* _SHORT PROBLEM_:
Copy out the whole listing exactly as written, leaving the pictures behind.

▼▼▼

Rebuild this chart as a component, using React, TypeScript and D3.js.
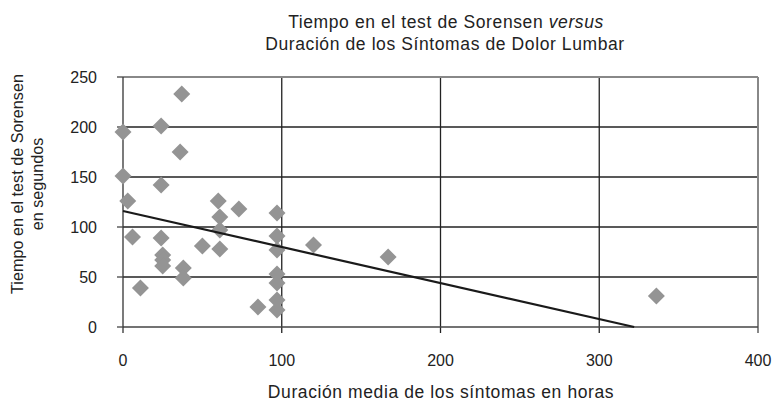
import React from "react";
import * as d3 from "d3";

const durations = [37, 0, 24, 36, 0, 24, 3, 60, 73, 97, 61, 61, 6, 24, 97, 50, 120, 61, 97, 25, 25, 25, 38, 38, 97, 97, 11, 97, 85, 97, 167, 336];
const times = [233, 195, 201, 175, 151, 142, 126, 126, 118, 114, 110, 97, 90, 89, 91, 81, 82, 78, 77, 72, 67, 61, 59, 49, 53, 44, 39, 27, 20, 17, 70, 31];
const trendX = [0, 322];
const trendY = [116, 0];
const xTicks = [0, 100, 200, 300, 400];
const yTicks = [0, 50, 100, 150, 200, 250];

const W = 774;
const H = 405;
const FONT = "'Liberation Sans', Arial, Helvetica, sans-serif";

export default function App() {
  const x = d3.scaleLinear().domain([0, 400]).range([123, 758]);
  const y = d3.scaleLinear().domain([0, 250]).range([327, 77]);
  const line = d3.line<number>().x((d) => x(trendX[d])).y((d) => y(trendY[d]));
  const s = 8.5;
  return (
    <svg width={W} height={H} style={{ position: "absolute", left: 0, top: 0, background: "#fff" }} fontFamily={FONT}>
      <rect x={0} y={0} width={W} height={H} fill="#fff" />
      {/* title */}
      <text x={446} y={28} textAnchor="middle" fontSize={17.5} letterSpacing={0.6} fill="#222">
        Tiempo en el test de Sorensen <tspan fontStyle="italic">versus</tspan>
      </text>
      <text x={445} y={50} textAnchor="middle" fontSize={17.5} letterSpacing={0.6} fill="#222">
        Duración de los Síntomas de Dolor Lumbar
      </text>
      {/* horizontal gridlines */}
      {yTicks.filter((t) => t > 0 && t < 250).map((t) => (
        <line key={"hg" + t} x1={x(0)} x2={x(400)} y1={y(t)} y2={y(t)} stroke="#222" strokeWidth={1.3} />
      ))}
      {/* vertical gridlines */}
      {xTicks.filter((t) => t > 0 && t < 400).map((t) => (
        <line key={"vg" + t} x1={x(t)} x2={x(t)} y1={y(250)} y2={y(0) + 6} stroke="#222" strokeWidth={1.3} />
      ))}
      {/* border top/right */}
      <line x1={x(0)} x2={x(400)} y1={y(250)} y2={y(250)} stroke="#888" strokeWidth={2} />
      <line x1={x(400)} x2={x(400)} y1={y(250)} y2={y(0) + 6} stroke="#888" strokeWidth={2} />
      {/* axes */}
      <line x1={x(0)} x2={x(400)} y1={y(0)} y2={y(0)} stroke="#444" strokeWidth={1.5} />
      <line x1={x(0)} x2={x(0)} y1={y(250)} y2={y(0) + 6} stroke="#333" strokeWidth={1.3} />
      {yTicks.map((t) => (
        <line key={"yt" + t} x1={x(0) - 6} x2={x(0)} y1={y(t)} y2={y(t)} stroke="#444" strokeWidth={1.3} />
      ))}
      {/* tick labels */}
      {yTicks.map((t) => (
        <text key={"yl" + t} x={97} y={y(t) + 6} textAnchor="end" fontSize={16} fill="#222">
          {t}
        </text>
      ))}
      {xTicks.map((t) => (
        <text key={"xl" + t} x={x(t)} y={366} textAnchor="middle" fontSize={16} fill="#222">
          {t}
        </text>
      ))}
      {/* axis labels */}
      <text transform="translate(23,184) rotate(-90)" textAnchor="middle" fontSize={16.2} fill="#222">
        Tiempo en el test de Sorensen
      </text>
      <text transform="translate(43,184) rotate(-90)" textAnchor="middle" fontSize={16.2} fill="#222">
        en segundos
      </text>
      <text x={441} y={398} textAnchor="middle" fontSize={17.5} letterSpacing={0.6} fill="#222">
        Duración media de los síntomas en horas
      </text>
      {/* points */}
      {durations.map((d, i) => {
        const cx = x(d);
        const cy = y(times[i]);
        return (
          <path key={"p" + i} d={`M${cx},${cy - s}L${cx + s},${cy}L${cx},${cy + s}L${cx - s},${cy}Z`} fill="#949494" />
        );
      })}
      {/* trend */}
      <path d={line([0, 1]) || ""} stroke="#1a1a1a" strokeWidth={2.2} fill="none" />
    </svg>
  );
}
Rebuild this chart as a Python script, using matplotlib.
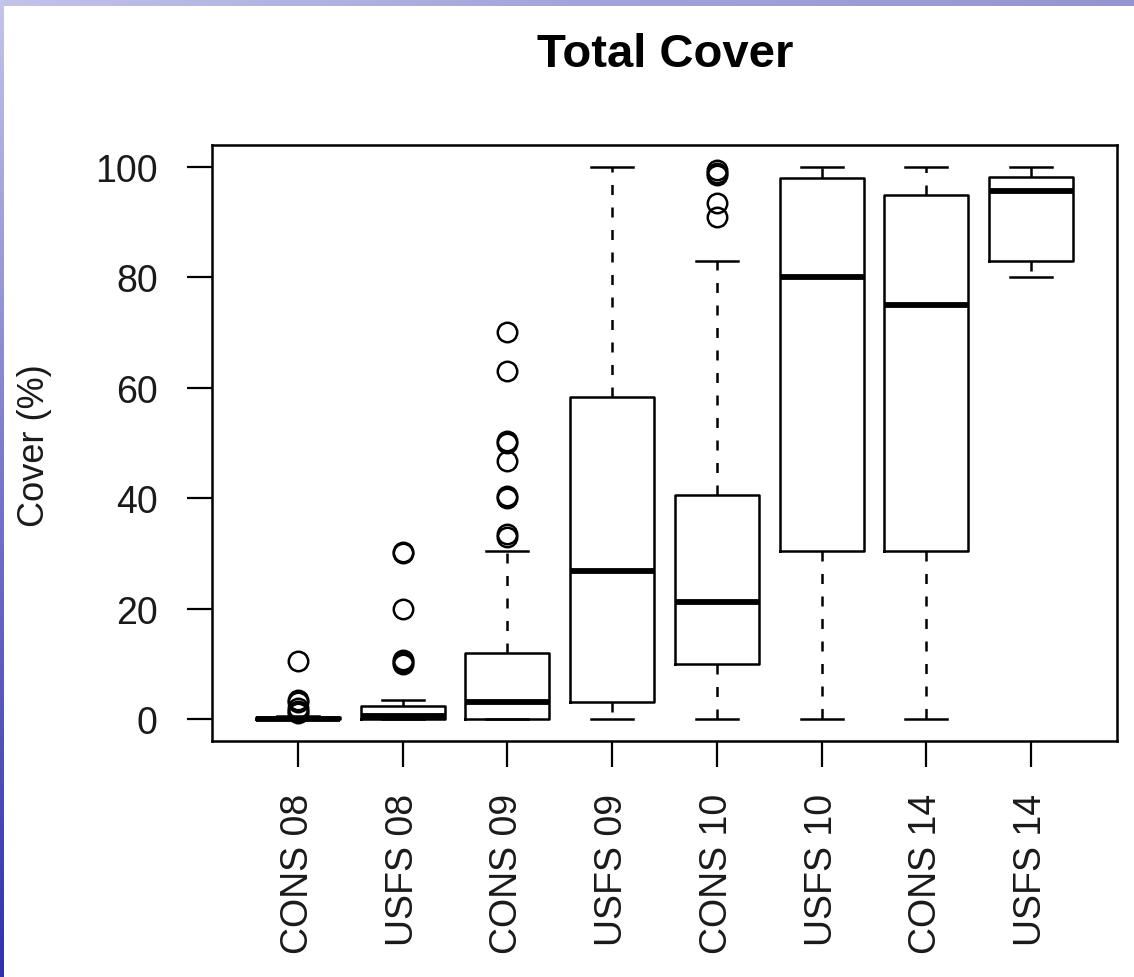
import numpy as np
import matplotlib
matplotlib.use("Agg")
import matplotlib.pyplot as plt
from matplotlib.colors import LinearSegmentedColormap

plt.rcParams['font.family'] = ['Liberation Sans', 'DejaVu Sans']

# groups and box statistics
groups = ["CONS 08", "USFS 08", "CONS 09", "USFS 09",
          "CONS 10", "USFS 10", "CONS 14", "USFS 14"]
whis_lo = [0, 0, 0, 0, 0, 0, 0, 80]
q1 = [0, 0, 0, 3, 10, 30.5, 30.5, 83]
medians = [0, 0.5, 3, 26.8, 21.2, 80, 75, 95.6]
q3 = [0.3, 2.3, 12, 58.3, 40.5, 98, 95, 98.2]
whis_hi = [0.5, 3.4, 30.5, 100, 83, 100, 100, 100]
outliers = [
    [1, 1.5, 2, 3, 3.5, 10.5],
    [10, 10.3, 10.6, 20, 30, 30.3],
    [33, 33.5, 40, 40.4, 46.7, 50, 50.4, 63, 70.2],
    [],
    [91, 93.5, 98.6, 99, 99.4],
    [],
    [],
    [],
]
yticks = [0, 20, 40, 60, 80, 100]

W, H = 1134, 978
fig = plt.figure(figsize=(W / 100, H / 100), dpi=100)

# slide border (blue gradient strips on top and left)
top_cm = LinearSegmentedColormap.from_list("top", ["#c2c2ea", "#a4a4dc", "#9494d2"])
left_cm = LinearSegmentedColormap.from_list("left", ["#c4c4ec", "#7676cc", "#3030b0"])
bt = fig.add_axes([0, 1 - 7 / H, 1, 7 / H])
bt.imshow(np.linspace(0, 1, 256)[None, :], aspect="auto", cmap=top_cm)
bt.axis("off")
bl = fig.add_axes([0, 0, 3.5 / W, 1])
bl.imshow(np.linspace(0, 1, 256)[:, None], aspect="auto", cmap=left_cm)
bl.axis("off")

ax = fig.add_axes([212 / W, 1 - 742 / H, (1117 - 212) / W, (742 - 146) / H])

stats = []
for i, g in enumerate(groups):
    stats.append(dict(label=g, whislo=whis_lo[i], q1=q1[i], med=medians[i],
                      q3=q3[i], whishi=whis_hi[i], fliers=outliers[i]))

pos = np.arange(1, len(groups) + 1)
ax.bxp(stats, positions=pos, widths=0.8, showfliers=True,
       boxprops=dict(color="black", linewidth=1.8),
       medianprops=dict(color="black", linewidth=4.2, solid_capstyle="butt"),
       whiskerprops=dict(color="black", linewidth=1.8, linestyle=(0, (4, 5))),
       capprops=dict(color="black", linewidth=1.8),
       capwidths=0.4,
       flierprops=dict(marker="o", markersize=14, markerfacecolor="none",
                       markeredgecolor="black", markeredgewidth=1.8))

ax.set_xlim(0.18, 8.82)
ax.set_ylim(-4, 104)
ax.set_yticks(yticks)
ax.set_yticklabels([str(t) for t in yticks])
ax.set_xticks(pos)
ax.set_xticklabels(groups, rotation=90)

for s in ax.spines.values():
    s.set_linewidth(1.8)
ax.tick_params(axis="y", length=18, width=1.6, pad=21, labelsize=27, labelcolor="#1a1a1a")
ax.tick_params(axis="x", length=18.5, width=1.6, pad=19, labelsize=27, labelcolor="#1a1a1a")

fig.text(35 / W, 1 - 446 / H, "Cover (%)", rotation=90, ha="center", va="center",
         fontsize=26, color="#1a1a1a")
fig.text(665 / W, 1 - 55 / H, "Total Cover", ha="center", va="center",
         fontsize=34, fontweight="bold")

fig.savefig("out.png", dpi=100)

▲▲▲

* _WRITTEN ANSWER_:
Rebuild this chart as a component, using React, TypeScript and D3.js.
import React from "react";
import * as d3 from "d3";

const durations = [37, 0, 24, 36, 0, 24, 3, 60, 73, 97, 61, 61, 6, 24, 97, 50, 120, 61, 97, 25, 25, 25, 38, 38, 97, 97, 11, 97, 85, 97, 167, 336];
const times = [233, 195, 201, 175, 151, 142, 126, 126, 118, 114, 110, 97, 90, 89, 91, 81, 82, 78, 77, 72, 67, 61, 59, 49, 53, 44, 39, 27, 20, 17, 70, 31];
const trendX = [0, 322];
const trendY = [116, 0];
const xTicks = [0, 100, 200, 300, 400];
const yTicks = [0, 50, 100, 150, 200, 250];

const W = 774;
const H = 405;
const FONT = "'Liberation Sans', Arial, Helvetica, sans-serif";

export default function App() {
  const x = d3.scaleLinear().domain([0, 400]).range([123, 758]);
  const y = d3.scaleLinear().domain([0, 250]).range([327, 77]);
  const line = d3.line<number>().x((d) => x(trendX[d])).y((d) => y(trendY[d]));
  const s = 8.5;
  return (
    <svg width={W} height={H} style={{ position: "absolute", left: 0, top: 0, background: "#fff" }} fontFamily={FONT}>
      <rect x={0} y={0} width={W} height={H} fill="#fff" />
      {/* title */}
      <text x={446} y={28} textAnchor="middle" fontSize={17.5} letterSpacing={0.6} fill="#222">
        Tiempo en el test de Sorensen <tspan fontStyle="italic">versus</tspan>
      </text>
      <text x={445} y={50} textAnchor="middle" fontSize={17.5} letterSpacing={0.6} fill="#222">
        Duración de los Síntomas de Dolor Lumbar
      </text>
      {/* horizontal gridlines */}
      {yTicks.filter((t) => t > 0 && t < 250).map((t) => (
        <line key={"hg" + t} x1={x(0)} x2={x(400)} y1={y(t)} y2={y(t)} stroke="#222" strokeWidth={1.3} />
      ))}
      {/* vertical gridlines */}
      {xTicks.filter((t) => t > 0 && t < 400).map((t) => (
        <line key={"vg" + t} x1={x(t)} x2={x(t)} y1={y(250)} y2={y(0) + 6} stroke="#222" strokeWidth={1.3} />
      ))}
      {/* border top/right */}
      <line x1={x(0)} x2={x(400)} y1={y(250)} y2={y(250)} stroke="#888" strokeWidth={2} />
      <line x1={x(400)} x2={x(400)} y1={y(250)} y2={y(0) + 6} stroke="#888" strokeWidth={2} />
      {/* axes */}
      <line x1={x(0)} x2={x(400)} y1={y(0)} y2={y(0)} stroke="#444" strokeWidth={1.5} />
      <line x1={x(0)} x2={x(0)} y1={y(250)} y2={y(0) + 6} stroke="#333" strokeWidth={1.3} />
      {yTicks.map((t) => (
        <line key={"yt" + t} x1={x(0) - 6} x2={x(0)} y1={y(t)} y2={y(t)} stroke="#444" strokeWidth={1.3} />
      ))}
      {/* tick labels */}
      {yTicks.map((t) => (
        <text key={"yl" + t} x={97} y={y(t) + 6} textAnchor="end" fontSize={16} fill="#222">
          {t}
        </text>
      ))}
      {xTicks.map((t) => (
        <text key={"xl" + t} x={x(t)} y={366} textAnchor="middle" fontSize={16} fill="#222">
          {t}
        </text>
      ))}
      {/* axis labels */}
      <text transform="translate(23,184) rotate(-90)" textAnchor="middle" fontSize={16.2} fill="#222">
        Tiempo en el test de Sorensen
      </text>
      <text transform="translate(43,184) rotate(-90)" textAnchor="middle" fontSize={16.2} fill="#222">
        en segundos
      </text>
      <text x={441} y={398} textAnchor="middle" fontSize={17.5} letterSpacing={0.6} fill="#222">
        Duración media de los síntomas en horas
      </text>
      {/* points */}
      {durations.map((d, i) => {
        const cx = x(d);
        const cy = y(times[i]);
        return (
          <path key={"p" + i} d={`M${cx},${cy - s}L${cx + s},${cy}L${cx},${cy + s}L${cx - s},${cy}Z`} fill="#949494" />
        );
      })}
      {/* trend */}
      <path d={line([0, 1]) || ""} stroke="#1a1a1a" strokeWidth={2.2} fill="none" />
    </svg>
  );
}
Rebuild this chart as a Python script, using matplotlib.
import numpy as np
import matplotlib
matplotlib.use("Agg")
import matplotlib.pyplot as plt
from matplotlib.colors import LinearSegmentedColormap

plt.rcParams['font.family'] = ['Liberation Sans', 'DejaVu Sans']

# groups and box statistics
groups = ["CONS 08", "USFS 08", "CONS 09", "USFS 09",
          "CONS 10", "USFS 10", "CONS 14", "USFS 14"]
whis_lo = [0, 0, 0, 0, 0, 0, 0, 80]
q1 = [0, 0, 0, 3, 10, 30.5, 30.5, 83]
medians = [0, 0.5, 3, 26.8, 21.2, 80, 75, 95.6]
q3 = [0.3, 2.3, 12, 58.3, 40.5, 98, 95, 98.2]
whis_hi = [0.5, 3.4, 30.5, 100, 83, 100, 100, 100]
outliers = [
    [1, 1.5, 2, 3, 3.5, 10.5],
    [10, 10.3, 10.6, 20, 30, 30.3],
    [33, 33.5, 40, 40.4, 46.7, 50, 50.4, 63, 70.2],
    [],
    [91, 93.5, 98.6, 99, 99.4],
    [],
    [],
    [],
]
yticks = [0, 20, 40, 60, 80, 100]

W, H = 1134, 978
fig = plt.figure(figsize=(W / 100, H / 100), dpi=100)

# slide border (blue gradient strips on top and left)
top_cm = LinearSegmentedColormap.from_list("top", ["#c2c2ea", "#a4a4dc", "#9494d2"])
left_cm = LinearSegmentedColormap.from_list("left", ["#c4c4ec", "#7676cc", "#3030b0"])
bt = fig.add_axes([0, 1 - 7 / H, 1, 7 / H])
bt.imshow(np.linspace(0, 1, 256)[None, :], aspect="auto", cmap=top_cm)
bt.axis("off")
bl = fig.add_axes([0, 0, 3.5 / W, 1])
bl.imshow(np.linspace(0, 1, 256)[:, None], aspect="auto", cmap=left_cm)
bl.axis("off")

ax = fig.add_axes([212 / W, 1 - 742 / H, (1117 - 212) / W, (742 - 146) / H])

stats = []
for i, g in enumerate(groups):
    stats.append(dict(label=g, whislo=whis_lo[i], q1=q1[i], med=medians[i],
                      q3=q3[i], whishi=whis_hi[i], fliers=outliers[i]))

pos = np.arange(1, len(groups) + 1)
ax.bxp(stats, positions=pos, widths=0.8, showfliers=True,
       boxprops=dict(color="black", linewidth=1.8),
       medianprops=dict(color="black", linewidth=4.2, solid_capstyle="butt"),
       whiskerprops=dict(color="black", linewidth=1.8, linestyle=(0, (4, 5))),
       capprops=dict(color="black", linewidth=1.8),
       capwidths=0.4,
       flierprops=dict(marker="o", markersize=14, markerfacecolor="none",
                       markeredgecolor="black", markeredgewidth=1.8))

ax.set_xlim(0.18, 8.82)
ax.set_ylim(-4, 104)
ax.set_yticks(yticks)
ax.set_yticklabels([str(t) for t in yticks])
ax.set_xticks(pos)
ax.set_xticklabels(groups, rotation=90)

for s in ax.spines.values():
    s.set_linewidth(1.8)
ax.tick_params(axis="y", length=18, width=1.6, pad=21, labelsize=27, labelcolor="#1a1a1a")
ax.tick_params(axis="x", length=18.5, width=1.6, pad=19, labelsize=27, labelcolor="#1a1a1a")

fig.text(35 / W, 1 - 446 / H, "Cover (%)", rotation=90, ha="center", va="center",
         fontsize=26, color="#1a1a1a")
fig.text(665 / W, 1 - 55 / H, "Total Cover", ha="center", va="center",
         fontsize=34, fontweight="bold")

fig.savefig("out.png", dpi=100)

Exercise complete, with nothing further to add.